Мои привычные реакции на сильные стрессоры — диссоциация и функциональное «замирание» в сочетание с сильным запретом на внешние проявления агрессии. Понятно, что я уже прошёл изрядный путь и степень влияния этих стратегий существенно снизилась, но полностью не исчезла.
Оглядываясь назад, я вижу несколько «хрестоматийных» примеров.
Первый — момент, когда моя бывшая жена, с которой мы были в отношениях десять лет, сообщила мне, что уходит к моему хорошему другу. Моя первичная реакция — свернуться калачиком и уснуть. Без всяких метафор, в прямейшем из всех смыслов. Не получилось, потому что от меня буквально требовали «хоть какой-то реакции». Реакции не было, и я оделся, взял ключи, телефон и отправился слоняться по вечернему Делфту, не имея никаких механизмов для обработки ситуации.
Второй пример — развитие той же ситуации, когда стало очевидно, что надеяться больше не на что, когда я посадил бывшую «половинку» на самолёте обратно. Я был в аэропорту и мне нужно было добраться домой, поэтому я просто оцепенел внутри и механически делал необходимые шаги в сторону дома. От эмоций я отстранился полностью. Придя домой, я рухнул в постель и просто лежал, не в силах сделать что-либо и без возможности отключиться. В дальнейшем развитие этого кризиса привело к серьёзному срыву и продолжительной, в определённые моменты близкой к клинической депрессии.
Ещё один момент — отречение отца. В поздне-подростковом возрасте я впервые напился до беспамятства, отключился и проснулся, ещё не протрезвев. Родители взялись за моё воспитание и я высказал всё в максимально грубых выражениях, что привело к тому, что отец вслух отрёкся от меня. После чего вся моя семья подвергла меня остракизму и делала вид, что меня не существует. Тогда я перестал понимать, как жить дальше и перешёл на автопилот, ощущая бесконечное одиночество, брошенность и потерянность. Безрадостное, низкоэнергетичное, минимальное псевдосуществование.
Точно так же я отправлялся «слоняться», когда родители ссорились и орали друг на друга. Выглядел я, видимо, не очень, потому что местные бомжи давали мне покурить.

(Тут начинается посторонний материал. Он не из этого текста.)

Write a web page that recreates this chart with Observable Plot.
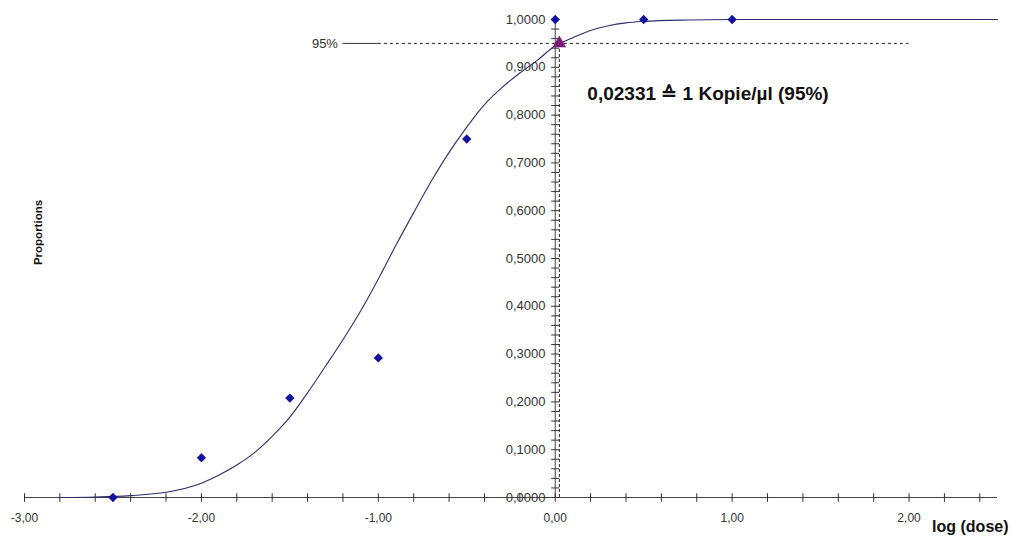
<!DOCTYPE html>
<html><head><meta charset="utf-8">
<script src="https://cdn.jsdelivr.net/npm/d3@7"></script>
<script src="https://cdn.jsdelivr.net/npm/@observablehq/plot@0.6"></script>
<style>body{margin:0;background:#fff}</style>
</head><body><div id="chart"></div>
<script>
// Observed hit rates per log(dose)
const doseLog = [-2.5, -2.0, -1.5, -1.0, -0.5, 0.0, 0.5, 1.0];
const proportions = [0.0, 0.083, 0.208, 0.292, 0.75, 1.0, 1.0, 1.0];
// Fitted curve
const curveX = [-2.8,-2.6,-2.4,-2.2,-2.0,-1.9,-1.8,-1.7,-1.6,-1.5,-1.4,-1.3,-1.2,-1.1,-1.0,-0.9,-0.8,-0.7,-0.6,-0.5,-0.4,-0.3,-0.2,-0.1,0.0,0.1,0.2,0.3,0.4,0.5,0.75,1.0,1.5,2.0,2.5];
const curveY = [0.000,0.001,0.004,0.011,0.030,0.047,0.068,0.094,0.128,0.168,0.219,0.274,0.330,0.390,0.457,0.528,0.596,0.662,0.722,0.775,0.822,0.858,0.888,0.915,0.945,0.962,0.977,0.987,0.993,0.996,0.999,1.000,1.000,1.000,1.000];
// Tick labels
const xTickValues = [-3, -2, -1, 0, 1, 2];
const yTickValues = [0, 0.1, 0.2, 0.3, 0.4, 0.5, 0.6, 0.7, 0.8, 0.9, 1.0];
const xMinorTicks = [-3,-2.8,-2.6,-2.4,-2.2,-2,-1.8,-1.6,-1.4,-1.2,-1,-0.8,-0.6,-0.4,-0.2,0,0.2,0.4,0.6,0.8,1,1.2,1.4,1.6,1.8,2,2.2,2.4];
const yMinorTicks = d3.range(0, 51).map(i => i / 50);
// 95% detection level
const level95 = 0.95;
const dose95 = 0.02331;
const unitLabel = "1 Kopie/µl";

const points = doseLog.map((x, i) => ({x, y: proportions[i]}));
const curve = curveX.map((x, i) => ({x, y: curveY[i]}));
const comma = s => s.replace(".", ",").replace("\u2212", "-");
const fmtX = d => comma(d3.format(".2f")(d));
const fmtY = d => comma(d3.format(".4f")(d));

const chart = Plot.plot({
  width: 1010, height: 541,
  marginLeft: 24, marginRight: 13, marginTop: 19, marginBottom: 44,
  style: {fontFamily: "'Liberation Sans', Arial, sans-serif", background: "#fff", color: "#333"},
  x: {domain: [-3, 2.5]},
  y: {domain: [0, 1]},
  marks: [
    Plot.ruleY([0], {x1: () => -3, x2: () => 2.5, stroke: "#444"}),
    Plot.ruleX([0], {y1: () => 0, y2: () => 1, stroke: "#444"}),
    Plot.link(xMinorTicks, {x1: d => d, x2: d => d, y1: () => -0.009, y2: () => 0.009, stroke: "#333"}),
    Plot.link(yMinorTicks, {y1: d => d, y2: d => d, x1: () => -0.023, x2: () => 0.023, stroke: "#333"}),
    Plot.axisX({ticks: xTickValues, tickSize: 0, tickPadding: 16, tickFormat: fmtX, label: null, fontSize: 12, fill: "#333"}),
    Plot.axisY({ticks: yTickValues, anchor: "left", dx: 532, tickSize: 0, tickPadding: 11, tickFormat: fmtY, label: null, fontSize: 13, fill: "#333"}),
    Plot.ruleY([level95], {x1: () => -1.2, x2: () => -1.0, stroke: "#333"}),
    Plot.ruleY([level95], {x1: () => -1.0, x2: () => 2.0, stroke: "#222", strokeDasharray: "3,3"}),
    Plot.ruleX([dose95], {y1: () => 0, y2: () => level95, stroke: "#222", strokeDasharray: "3,2"}),
    Plot.line(curve, {x: "x", y: "y", curve: "monotone-x", stroke: "#2e2e6e", strokeWidth: 1.1}),
    Plot.dot(points, {x: "x", y: "y", symbol: "diamond2", r: 4.2, fill: "#1212a0", stroke: "none"}),
    Plot.dot([{x: dose95, y: level95}], {x: "x", y: "y", symbol: "triangle", r: 5, fill: "#7b1c77"}),
    Plot.text([level95], {x: () => -1.2, y: d => d, text: d => `${Math.round(d * 100)}%`, textAnchor: "end", dx: -5, fontSize: 13, fill: "#333"}),
    Plot.text([{x: dose95, y: level95}], {x: "x", y: "y", text: d => `${comma(String(d.x))} \u2259 ${unitLabel} (${Math.round(d.y * 100)}%)`, textAnchor: "start", dx: 28, dy: 51, fontWeight: "bold", fontSize: 19, fill: "#111"}),
    Plot.text(["Proportions"], {frameAnchor: "left", textAnchor: "middle", rotate: -90, dx: 14, dy: -26, fontWeight: "bold", fontSize: 11.5, fill: "#111"}),
    Plot.text(["log (dose)"], {frameAnchor: "bottom-right", textAnchor: "end", dx: 11, dy: 34, fontWeight: "bold", fontSize: 16, fill: "#111"})
  ]
});
document.getElementById("chart").appendChild(chart);
</script>
</body></html>
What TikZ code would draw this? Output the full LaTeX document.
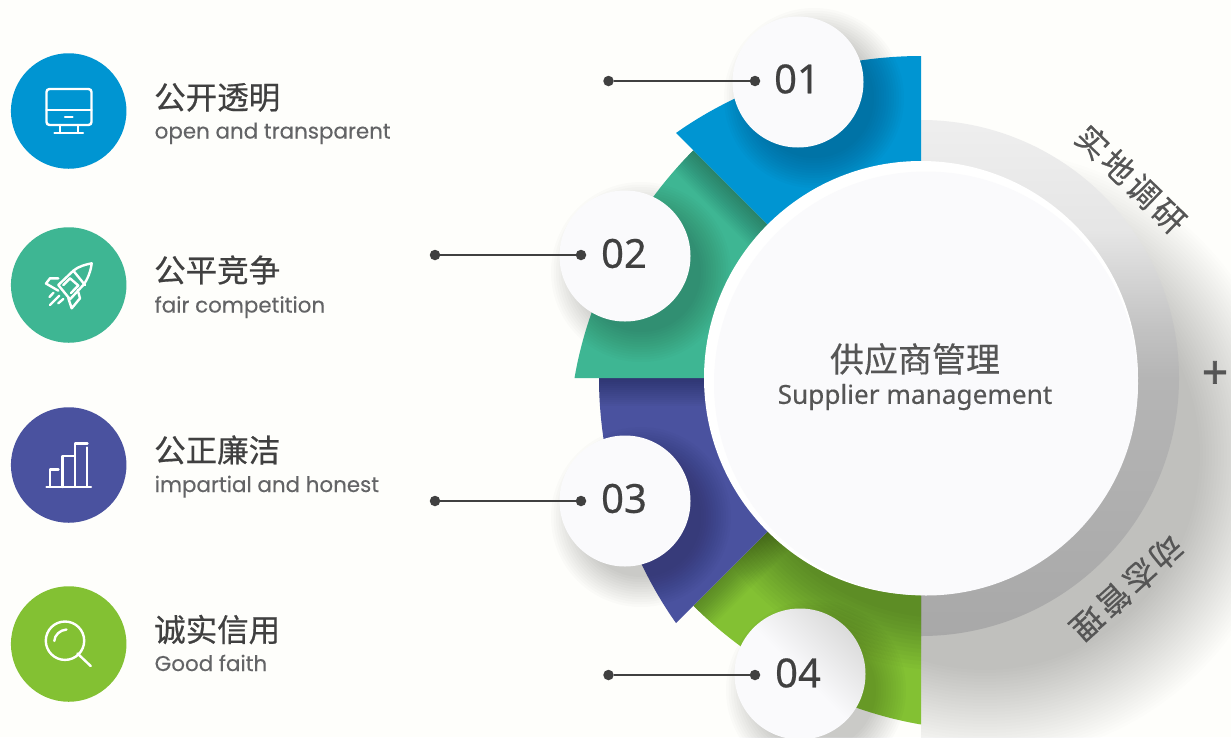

Семья же продолжала защищать свою честь и достоинство, критиковать никого из значимых персон было нельзя. Проработать эту динамику я смог (до определённого уровня) только в терапии, и то на определённом уровне я сохранил веру в то, что «на самом деле» проблема всё ещё лежит во мне, потому что я сломан и должен оправдываться перед миром за собственное существование.